Friday, July 31, 2009

Ignition Timing for Semantic Web Library Automation Engines

Last weekend, I had a chance to learn how to drive a 1915 Model-T Ford. It's not hard, but a Model-T driver needs to know a bit more about his engine and drivetrain than the driver of a modern automobile. There is a clutch pedal that puts the engine into low gear when you press it- high gear is when the pedal is up and neutral is somewhere in between. The brake is sort of a stop gear, and you need to make sure the clutch is in neutral before you step on the brake. The third pedal is reverse.

There are a lot more engine controls than on a modern car. In addition to the throttle and a choke, there is another lever that controls the ignition timing. A modern Model-T driver doesn't have to worry much about the timing once the engine has started, because modern fuel has much higher octane than fuel had in 1915. I would not have understood this except that I recently got a new car whose manual says you should use only premium fuel, and so I did some wikipedia research to find out what octane had to do with automobile engines. But I could have lived blissfully in ignorance. Believe it or not, I have opened the hood of my new car only once since I got it in December.

It occurs to me that in many ways, the library automation industry is still in the Model-T era, particularly in regards to the relationship of the technology to its managers. Libraries still need to keep a few code mechanics on staff, and the librarians who use library automation to deliver services still need to know a lot more about their data engines than I know about my automobile engine. The industry as a whole is trying to evaluate changes roughly analogous to the automobile industry switching to diesel engines.

I've been reading Martha Yee's paper entitled "Can Bibliographic Data Be Put Directly Onto the Semantic Web?" and Karen Coyle's commentary on this paper. I greatly admire Martha Yee's courage to say, essentially, "I don't understand this as well as I need to, here are some questions I would really appreciate help with". When I worked at Bell Labs, I noticed that the people who asked questions like that were the people who had won or would later win Nobel prizes. Karen has done a great job with Martha's queries, but also expresses a fair amount of uncertainty.

I was going to launch into a few posts to help fill in some gaps, but I find that I have difficulty knowing which things are important to explain. Somehow I don't think that Model-T drivers really needed to know about the relationship between octane and ignition timing, for example. But I think that people running trucking companies need to know some of the differences between Diesel engines and internal combustion engines as they built their trucking fleets, just as community leaders like Martha Yee and Karen Coyle probably need to know the important differences between RDF tuple-stores and relational databases. But the more I think about it, the less I'm sure about which of the differences are the important ones for people looking to apply them in libraries.

Another article I've been reading has been Greg Boutin's article "Linked Data, a Brand with Big Problems and no Brand Management", which suggests that the technical community that is pushing RDF Linked Data has not been doing a good job of articulating the benefits of RDF and Linked Data principles in a way that potential customers can understand clearly and consistently.
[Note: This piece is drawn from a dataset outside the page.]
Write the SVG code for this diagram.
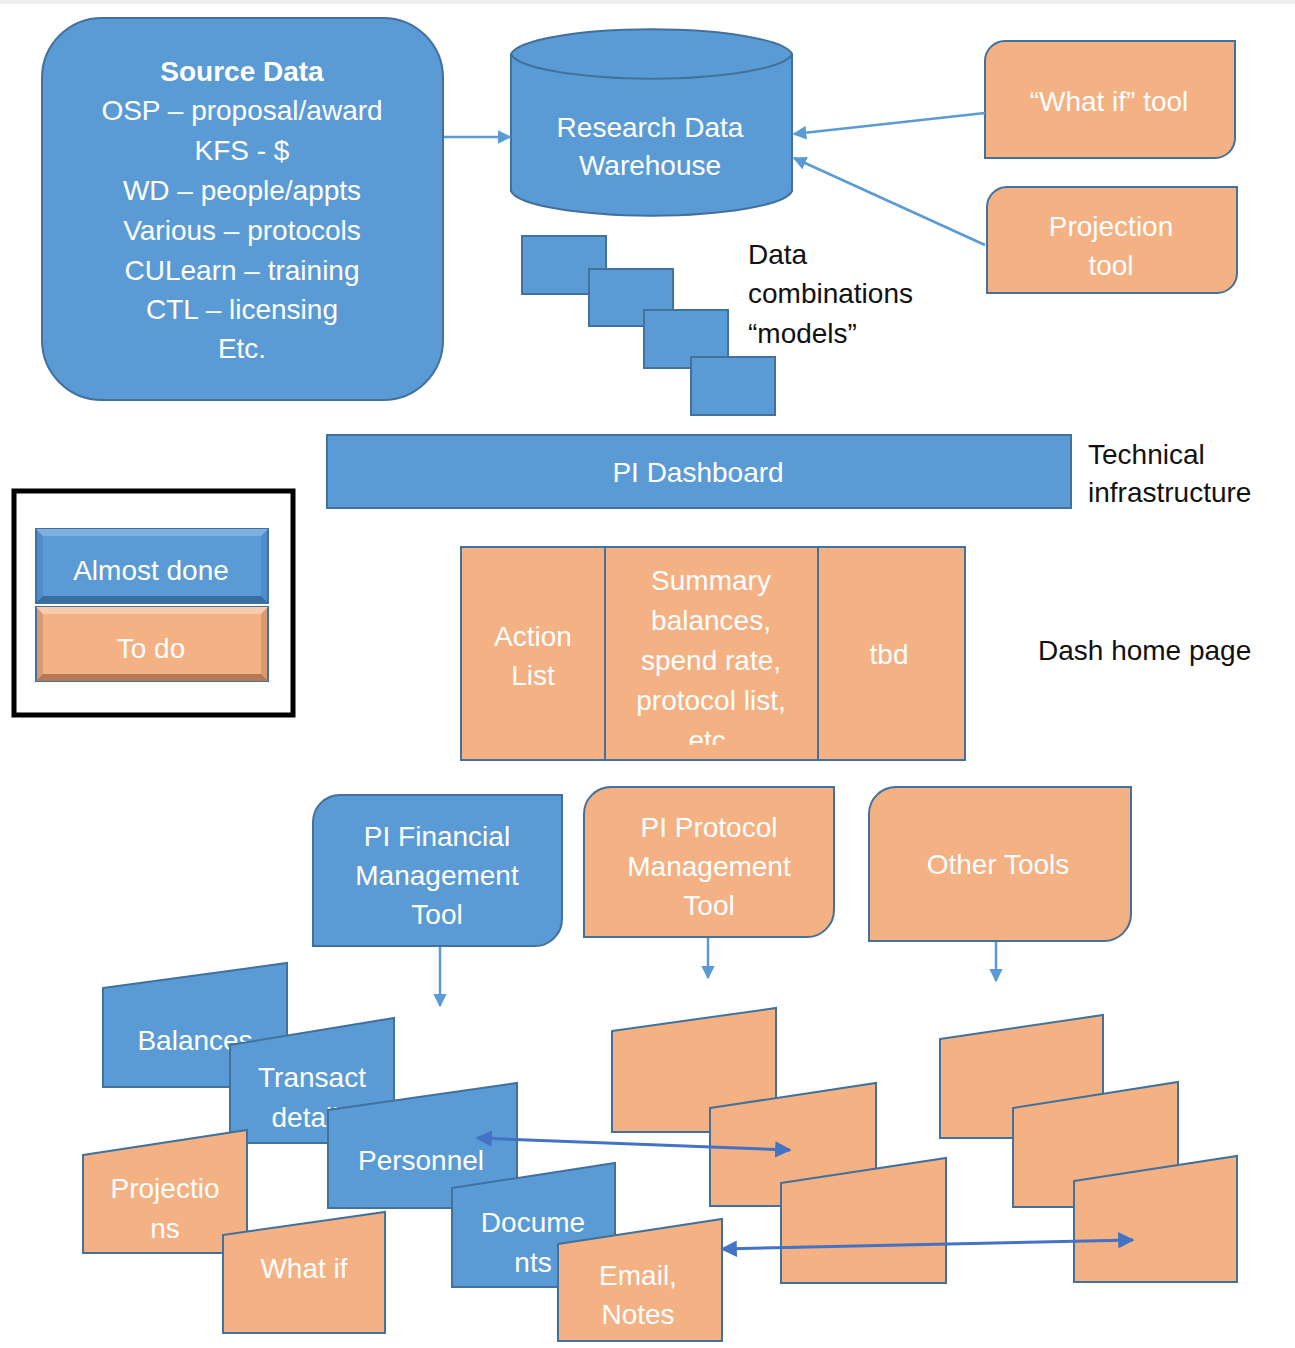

Engineers tend to have a different sort of knowledge gap. I have a very good friend who designs the advanced fuel injectors. He is able to do this because he has specialized so that he knows everything there is to know about fuel injectors. He doesn't need to know anything about radial tires or airbag inflators or headlamps. But to make his business work, he needs to be able to articulate to potential customers the benefits of his injectors in the context of the entire engine and engine application. Whether the technology Linked Data or fuel injectors, that can be really difficult.

My first guess was that it would be most useful for librarians to understand how indexing and searching are almost the same thing, and that indexing done quite differently in RDF tuple-stores and in relational databases. But on second thought, that's more like telling the trucking company that diesel engines don't need spark plugs. It's good to know, but the higher-level fact that diesels burn less fuel is a lot more relevant? Isn't it more important to know that an RDF tuple-store trades off performance for flexibility? How do you ask the right questions to ask, when you don't know where to start? We find ourselves working across many disciplines each of which are more and more specialized, and we need more communications magic to make everything work together.

I'll try to do some gap-filling next week.

1 comment:

  1. Eric, I do hope you jump into the Yee/Coyle dialog. I would especially like to hear your description of indexing and linked data. My gut feeling is that we move into a very different paradigm when we go from the linear, text-based catalog to data expressed in RDF, but at this point I can't imagine what the "new world order" looks like in practice.

    I'll try to keep current with linking between the two blogs.